If you're running as admin, you can also use ALTER SYSTEM to persist the configuration directly from your session:

SET ai.openai_api_key TO :'OPENAI_API_KEY' ;
ALTER SYSTEM SET ai.openai_api_key TO :'OPENAI_API_KEY' ;

⚠️ Remember your keys are stored in plain text in the configuration file. ⚠️ ⚠️ Remember that ALTER SYSTEM will propagate the config in the server after changing the configuration. ⚠️

Delayed vector example

Let's imagine you're receiving documents and want to process the embedings in the background. You can use the pgai extension to run the embedding in the background action and store the result later.

Want to run it? Check the full script here.

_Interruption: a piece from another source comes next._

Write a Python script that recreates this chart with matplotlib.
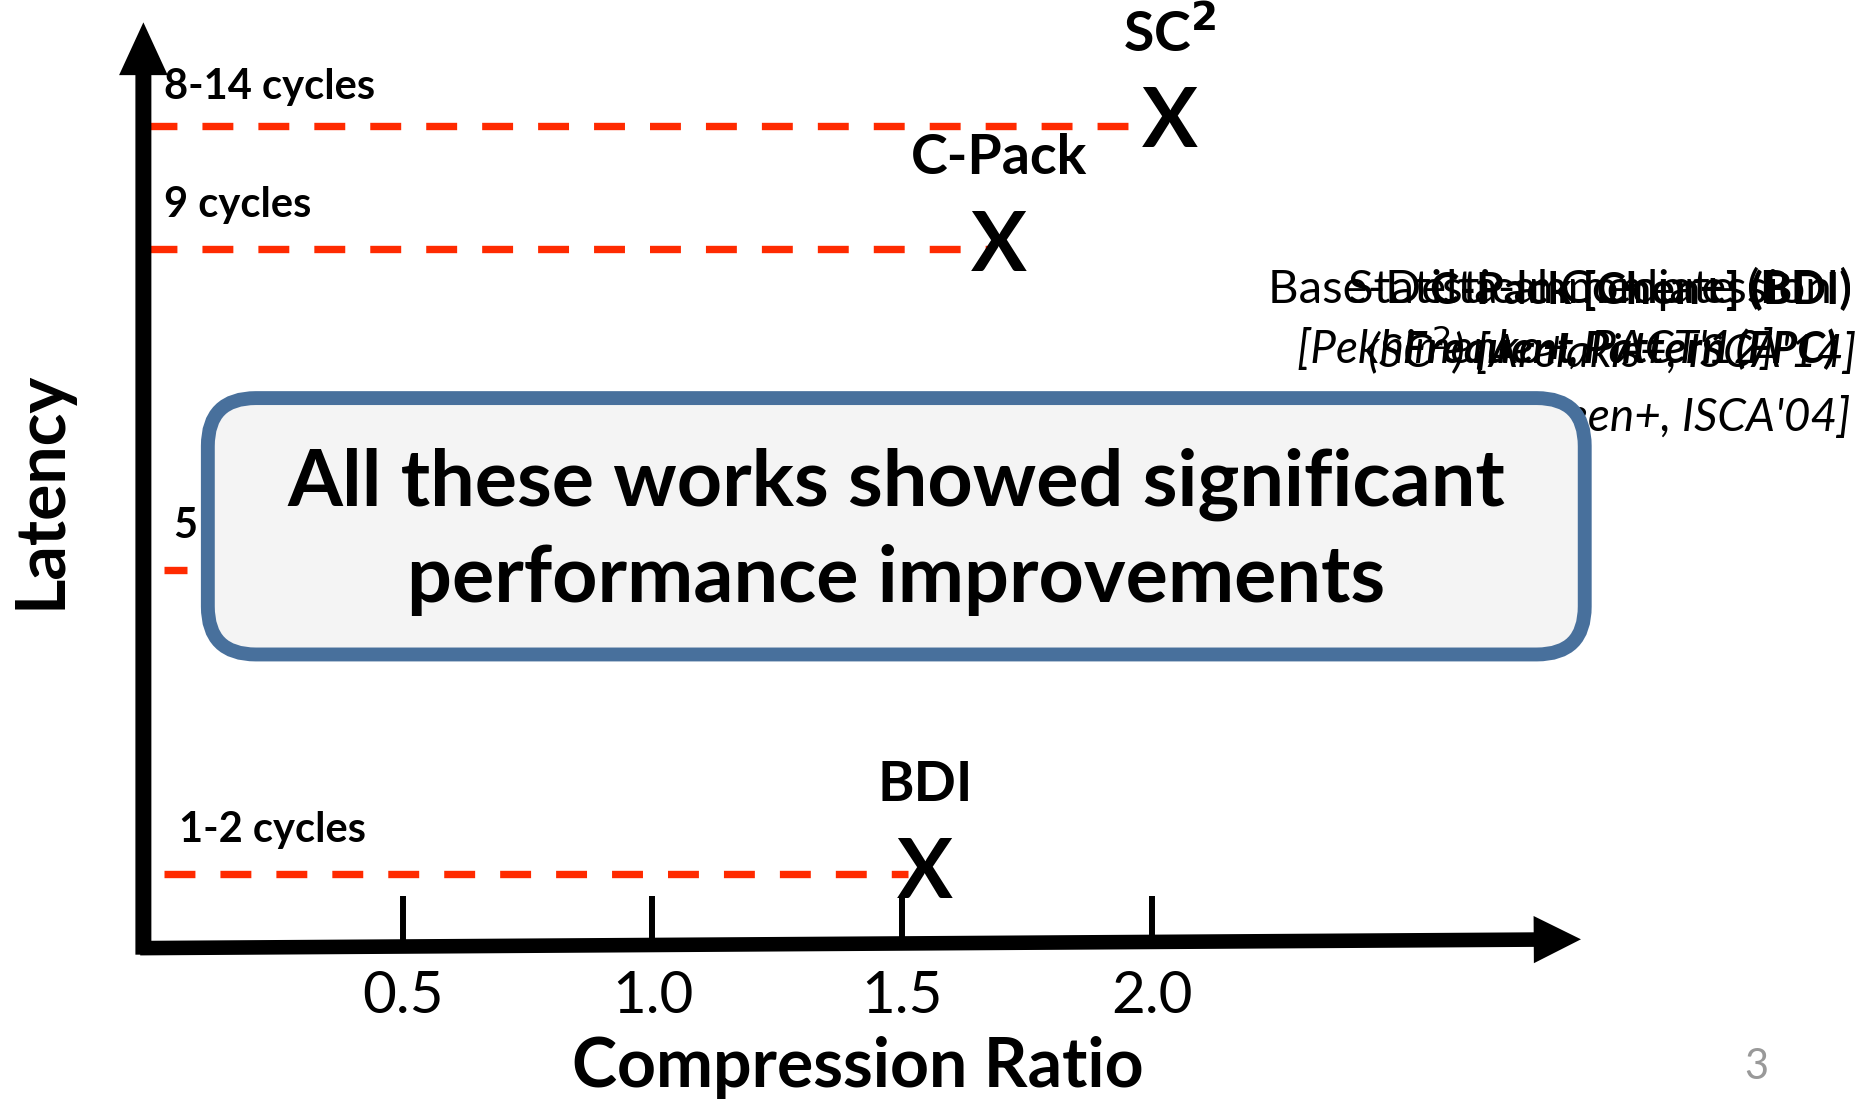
import matplotlib.pyplot as plt
from matplotlib.patches import FancyArrowPatch, FancyBboxPatch

plt.rcParams['font.family'] = ['Lato', 'DejaVu Sans']

# compression schemes: label, compression ratio, latency level (schematic units)
schemes = ["SC$^\\mathbf{2}$", "C-Pack", "BDI"]
ratios = [2.036, 1.694, 1.545]
scheme_levels = [8.87, 7.53, 0.81]

# latency lines on the y axis
latency_labels = ["8-14 cycles", "9 cycles", "5", "1-2 cycles"]
latency_levels = [8.84, 7.52, 4.08, 0.81]
line_start = [-0.014, -0.014, 0.022, 0.022]
line_end = [1.955, 1.679, 0.069, 1.512]

x_ticks = [0.5, 1.0, 1.5, 2.0]
x_tick_labels = ["0.5", "1.0", "1.5", "2.0"]

RED = "#ff2a00"
BLUE = "#48709c"

fig = plt.figure(figsize=(18.74, 11.03), dpi=100)
ax = fig.add_axes([0, 0, 1, 1])
ax.set_xlim(-0.306, 3.445)
ax.set_ylim(-1.641, 10.19)
ax.axis("off")

# hand drawn looking axes
yarrow = FancyArrowPatch((-0.019, -0.08), (-0.019, 9.98),
                         arrowstyle="simple,head_length=38,head_width=35,tail_width=11.5",
                         mutation_scale=1, color="black", lw=0, zorder=5)
ax.add_patch(yarrow)
xarrow = FancyArrowPatch((-0.031, 0.02), (2.864, 0.115),
                         arrowstyle="simple,head_length=34,head_width=34,tail_width=10.5",
                         mutation_scale=1, color="black", lw=0, zorder=5)
ax.add_patch(xarrow)

for t, lab in zip(x_ticks, x_tick_labels):
    ax.plot([t, t], [0.06, 0.58], color="black", lw=4.3, solid_capstyle="butt", zorder=5)
    ax.text(t, -0.5, lab, ha="center", va="center", fontsize=42, zorder=5)

ax.text(1.411, -1.256, "Compression Ratio", ha="center", va="center",
        fontsize=49, fontweight="bold")
ax.text(-0.223, 4.94, "Latency", ha="center", va="center", rotation=90,
        fontsize=49, fontweight="bold")

# dashed latency lines and their labels
label_x = [0.022, 0.022, 0.041, 0.053]
label_dy = [0.42, 0.47, 0.47, 0.48]
for lab, lev, x0, x1, lx, dy in zip(latency_labels, latency_levels,
                                    line_start, line_end, label_x, label_dy):
    ax.plot([x0, x1], [lev, lev], color=RED, lw=5.3, ls=(0, (4.2, 3.4)), zorder=2)
    ax.text(lx, lev + dy, lab, ha="left", va="center", fontsize=30,
            fontweight="bold")

# scheme markers
for name, r, lev in zip(schemes, ratios, scheme_levels):
    ax.text(r, lev, "X", ha="center", va="center", fontsize=60,
            fontweight="bold", zorder=4)
    ax.text(r, lev + 0.96, name, ha="center", va="center", fontsize=40,
            fontweight="bold", zorder=4)

# overlapping reference texts (slide animation leftovers)
ax.text(3.402, 7.08, "Base-Delta-Immediate (BDI)", ha="right", va="center", fontsize=34, zorder=1)
ax.text(3.36, 7.08, "Statistical Compression", ha="right", va="center", fontsize=34, zorder=1)
ax.text(3.40, 7.08, "C-Pack [Chen+] (BDI)", ha="right", va="center", fontsize=32,
        fontweight="bold", zorder=1)
ax.text(2.29, 6.44, "[Pekhimenko+, PACT'12]", ha="left", va="center", fontsize=33,
        style="italic", zorder=1)
ax.text(3.41, 6.44, "(SC$^2$) [Arelakis+, ISCA'14]", ha="right", va="center", fontsize=33,
        style="italic", zorder=1)
ax.text(3.37, 6.44, "Frequent Pattern (FPC)", ha="right", va="center", fontsize=32,
        style="italic", fontweight="bold", zorder=1)
ax.text(3.397, 5.71, "[Alameldeen+, ISCA'04]", ha="right", va="center", fontsize=33,
        style="italic", zorder=1)

# message box
box = FancyBboxPatch((0.11, 3.17), 2.756, 2.75,
                     boxstyle="round,pad=0,rounding_size=0.096",
                     mutation_aspect=5.36, facecolor="#f4f4f4",
                     edgecolor=BLUE, lw=10, zorder=6)
ax.add_patch(box)
ax.text(1.488, 4.49, "All these works showed significant\nperformance improvements",
        ha="center", va="center", fontsize=57, fontweight="bold",
        linespacing=1.4, zorder=7)

ax.text(3.21, -1.256, "3", ha="center", va="center", fontsize=30, color="#999999")

fig.savefig("out.png", dpi=100)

First install pgvectorscale extension:

CREATE EXTENSION IF NOT EXISTS vectorscale CASCADE;

You can create a function that will be called by the background action:

CREATE EXTENSION IF NOT EXISTS vectorscale CASCADE;

This table will store the documents and their embeddings:

CREATE TABLE IF NOT EXISTS document_embedding  (
    id BIGINT PRIMARY KEY GENERATED BY DEFAULT AS IDENTITY,
    metadata JSONB,
    contents TEXT,
    embedding VECTOR(1536)
);

Let's also use our DiskANN index to speed up the search:

CREATE INDEX document_embedding_idx ON document_embedding
USING diskann (embedding);

Now, we're going to build a background job with timescaledb action that will populate the embedding column with the embeddings of the contents:

⚠️ Note that the api_key is being passed as a parameter to the function. If you're using the ALTER SYSTEM approach, you can remove the parameter.

⚠️ Remember your keys are pure text, so, they'll also be copied as part of the payload and may be appearing in logs.

CREATE OR REPLACE FUNCTION populate_embedding(job_id int, config jsonb) returns void as $$
DECLARE
  r record;
  api_key text;
BEGIN
  api_key := config->>'api_key';
  FOR r IN select id, contents from document_embedding where embedding IS NULL LIMIT 1 FOR UPDATE SKIP LOCKED LOOP
    update document_embedding
    set embedding = openai_embed('text-embedding-ada-002', r.contents, api_key)
      SELECT id
    where id = r.id;
  END LOOP;
END;
$$ language plpgsql;

Schedule the job to run every 10 seconds:

SELECT add_job('populate_embedding','10s', fixed_schedule => true,
  config => format('{"api_key": "%s"}', :'OPENAI_API_KEY')::jsonb);

Now you can insert a new document:

insert into document_embedding (contents) values
  ('Test document embedding');

Wait at least 10 seconds and then check the table:

select * from document_embedding;